Affirming that the plaintiff cannot split up the claim so as to omit one part of the claim and sue for the other if the cause of action is available for all the claims, the Bench also held that the subsequent suit 2 filed was barred by Order II Rule 2 of CPC. This was  in view of the fact that the plaintiff could have claimed the relief of specific performance even when the earlier suit was filed since the cause of action was available. The plaintiff failed to seek for the larger relief and also omitted to take leave of the Court when the earlier suit was filed seeking for the lesser relief of permanent injunction. It was noted by Justice Venkatesh that the findings rendered otherwise by the Lower Appellate Court were unsustainable and was liable to be interfered with by this Court.

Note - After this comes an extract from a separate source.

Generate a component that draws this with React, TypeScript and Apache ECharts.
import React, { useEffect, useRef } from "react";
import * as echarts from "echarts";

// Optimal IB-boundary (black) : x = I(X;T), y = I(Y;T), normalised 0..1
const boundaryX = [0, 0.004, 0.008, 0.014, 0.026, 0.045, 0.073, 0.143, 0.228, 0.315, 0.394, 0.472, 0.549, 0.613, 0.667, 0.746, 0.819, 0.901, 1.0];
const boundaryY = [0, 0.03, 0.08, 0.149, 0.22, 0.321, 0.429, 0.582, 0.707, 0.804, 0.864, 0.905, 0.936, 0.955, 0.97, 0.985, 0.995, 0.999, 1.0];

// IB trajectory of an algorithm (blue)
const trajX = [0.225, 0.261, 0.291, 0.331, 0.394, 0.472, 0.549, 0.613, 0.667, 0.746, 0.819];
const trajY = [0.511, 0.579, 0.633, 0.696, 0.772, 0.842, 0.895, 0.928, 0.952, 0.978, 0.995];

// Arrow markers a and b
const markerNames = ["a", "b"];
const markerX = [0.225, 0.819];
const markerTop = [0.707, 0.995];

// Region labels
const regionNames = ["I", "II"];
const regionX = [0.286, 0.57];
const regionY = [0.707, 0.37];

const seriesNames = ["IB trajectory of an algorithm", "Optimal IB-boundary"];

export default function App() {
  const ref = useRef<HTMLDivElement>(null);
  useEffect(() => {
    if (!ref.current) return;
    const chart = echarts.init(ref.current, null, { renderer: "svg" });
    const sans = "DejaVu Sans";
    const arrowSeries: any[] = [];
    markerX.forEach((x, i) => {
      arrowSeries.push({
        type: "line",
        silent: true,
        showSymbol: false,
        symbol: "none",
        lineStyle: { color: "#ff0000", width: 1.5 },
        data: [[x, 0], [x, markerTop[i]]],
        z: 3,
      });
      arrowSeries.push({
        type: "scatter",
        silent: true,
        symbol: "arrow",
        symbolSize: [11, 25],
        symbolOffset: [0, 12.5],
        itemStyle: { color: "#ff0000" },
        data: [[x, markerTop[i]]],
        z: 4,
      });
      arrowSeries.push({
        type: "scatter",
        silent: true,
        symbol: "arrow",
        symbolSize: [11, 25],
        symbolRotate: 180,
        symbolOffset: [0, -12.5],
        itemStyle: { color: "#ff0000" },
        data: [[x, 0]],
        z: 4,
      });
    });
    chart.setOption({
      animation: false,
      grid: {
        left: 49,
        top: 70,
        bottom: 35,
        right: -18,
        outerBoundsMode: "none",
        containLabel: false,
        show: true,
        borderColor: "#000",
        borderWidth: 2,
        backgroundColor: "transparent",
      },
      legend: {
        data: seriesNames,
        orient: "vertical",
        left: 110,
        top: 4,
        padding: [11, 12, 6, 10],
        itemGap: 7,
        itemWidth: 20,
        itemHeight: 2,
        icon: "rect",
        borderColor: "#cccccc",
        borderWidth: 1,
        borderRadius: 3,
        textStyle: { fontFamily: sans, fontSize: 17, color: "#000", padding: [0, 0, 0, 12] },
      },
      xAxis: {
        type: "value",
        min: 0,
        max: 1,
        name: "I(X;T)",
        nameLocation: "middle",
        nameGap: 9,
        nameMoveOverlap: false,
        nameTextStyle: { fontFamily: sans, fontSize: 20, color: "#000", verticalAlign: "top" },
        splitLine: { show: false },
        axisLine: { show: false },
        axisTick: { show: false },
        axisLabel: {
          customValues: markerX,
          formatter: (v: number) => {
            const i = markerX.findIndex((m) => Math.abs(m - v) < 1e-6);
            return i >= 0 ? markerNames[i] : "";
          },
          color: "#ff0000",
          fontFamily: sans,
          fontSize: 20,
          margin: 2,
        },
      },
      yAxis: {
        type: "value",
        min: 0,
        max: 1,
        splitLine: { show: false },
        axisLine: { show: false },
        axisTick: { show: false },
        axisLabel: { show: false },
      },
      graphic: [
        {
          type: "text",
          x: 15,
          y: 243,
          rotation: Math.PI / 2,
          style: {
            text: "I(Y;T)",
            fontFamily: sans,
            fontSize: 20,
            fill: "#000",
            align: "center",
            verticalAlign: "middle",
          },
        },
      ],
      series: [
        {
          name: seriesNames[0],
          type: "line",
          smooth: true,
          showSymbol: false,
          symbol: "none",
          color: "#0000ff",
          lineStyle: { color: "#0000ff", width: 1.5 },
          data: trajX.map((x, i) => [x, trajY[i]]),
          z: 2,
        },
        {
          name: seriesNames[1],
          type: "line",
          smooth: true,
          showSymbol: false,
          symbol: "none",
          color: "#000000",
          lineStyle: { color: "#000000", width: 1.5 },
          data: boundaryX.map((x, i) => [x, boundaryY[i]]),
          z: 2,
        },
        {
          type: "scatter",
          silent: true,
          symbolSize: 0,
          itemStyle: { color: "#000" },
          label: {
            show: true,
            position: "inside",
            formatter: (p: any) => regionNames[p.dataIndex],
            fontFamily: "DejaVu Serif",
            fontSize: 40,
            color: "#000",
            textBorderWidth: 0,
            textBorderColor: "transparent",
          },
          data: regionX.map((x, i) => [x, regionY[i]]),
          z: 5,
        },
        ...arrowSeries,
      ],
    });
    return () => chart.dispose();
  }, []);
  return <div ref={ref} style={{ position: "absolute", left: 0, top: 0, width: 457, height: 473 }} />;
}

The Bench held that the findings rendered by the Lower Appellate Court on the merits of the case against the plaintiff did not warrant any interference as the Lower Appellate Court while dealing with the merits of the case, appreciated the oral and documentary evidence available on record and came to a clear conclusion that the receipt was a fabricated document which was created by the plaintiff only to escape from limitation. Hence, this Court could not once again re-appreciate the evidence while exercising its jurisdiction under Section 100 of CPC.

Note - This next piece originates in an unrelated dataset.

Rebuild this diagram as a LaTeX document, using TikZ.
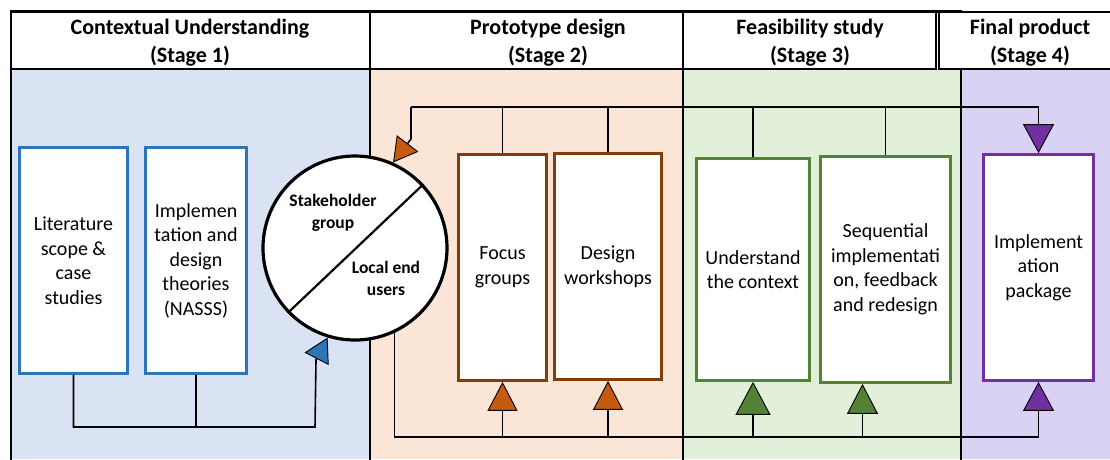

On the issue of limitation, the Bench opined if the receipt is eschewed, then the suit ought to be filed within 3 years from the expiry of the time fixed under the agreement. The suit for specific performance was filed much beyond the period of limitation. Referring to the judgment of the Division Bench of this Court in K. Murali Vs. M. Mohamed Shaffir,2020 (1) CTC 38, the Bench opined that the first part of Article 54 of the Limitation Act will apply to the facts of the present case. Opining that the limitation begins to run from the date the parties have stipulated for performance of the contract, the Bench held that the finding rendered by the Lower Appellate Court on this issue was perfectly in accordance with law and did not warrant any interference. 

Finding no merits in these Second Appeals, the Bench dismissed both the Second Appeals.